Oil analysts are taking an increasingly dim view of the prospect of a price rally next year, thanks to unclear demand outlook and surging supply, despite a popular market expectation that OPEC will decide to cut production, the result of a poll launched by Reuters showed.
38 analysts and economists participating in the survey expected Brent crude prices to average $74.50 a barrel in 2019, down from the $76.88 prediction in October. The poll forecast Brent prices to average $73.20 for this year, in line with the year-to-date $73 average for the global benchmark.
The analysts and economists also see lower average price for WTI Crude – at $67.45 a barrel next year, down from $70.15 in the previous poll in late October.
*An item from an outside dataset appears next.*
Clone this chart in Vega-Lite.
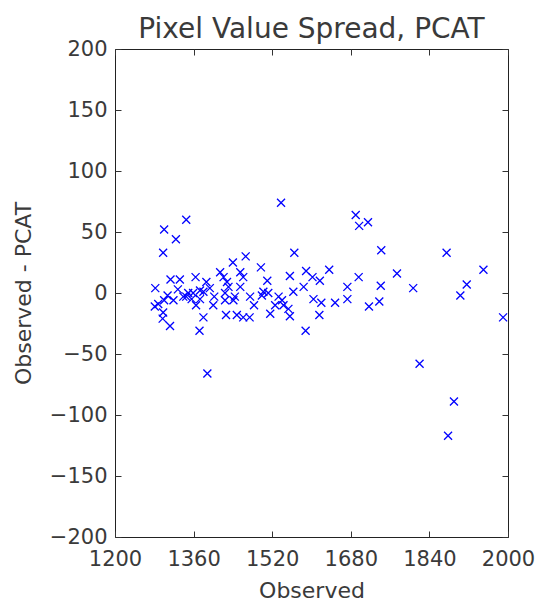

“In the first half of next year we expect upward price pressure resulting from OPEC production cuts,” said Adrià Morron Salmeron, economist at CaixaBank Research.
“Then, we expect downward price pressures from an uptick in U.S. shale production in the second half, as bottlenecks will disappear, and a deceleration of global growth.”
The Organization of the Petroleum Exporting Countries as well as Russia and other major producers will meet in Vienna on Dec. 6/7 in a bid to shore up oil prices, which have climbed down by over 30 percent from a four-year high of $86.74 seen in early October.
Analysts believed that OPEC could talk about an output cut between 1 and 1.4 million barrels per day (bpd) since the oil market is definitely oversupplied at the moment, and non-OPEC countries could even agree to freeze production or join in the cut considering the recent dramatic fall in oil prices.
A stumbling world economy could erode oil demand growth next year, especially when production from non-OPEC countries is estimated to rise at a record pace.
Supplies from non-OPEC oil producers could expand by 1.5 to 2.2 million bpd next year, led by U.S. shale, a few of the analysts said.
“Sharp increases in U.S. production will be a key impediment in upside potential for oil prices in 2019,” said Benjamin Lu, commodities analyst at Phillip Futures.
Recovering production in Nigeria and Libya who had undergone output drop caused by unrest would also add weight to the possible oversupply.
On the other hand, oil demand was forecast to grow by between 0.9 and 1.5 million bpd next year, compared with a range of 1.1 to 1.5 million bpd expected in the October’s poll.
“On the demand side, the main driver is the question how far worldwide economic growth will slow in 2019 and how far this will lead to lower dynamics of oil demand next year,” one of the participants in the poll said.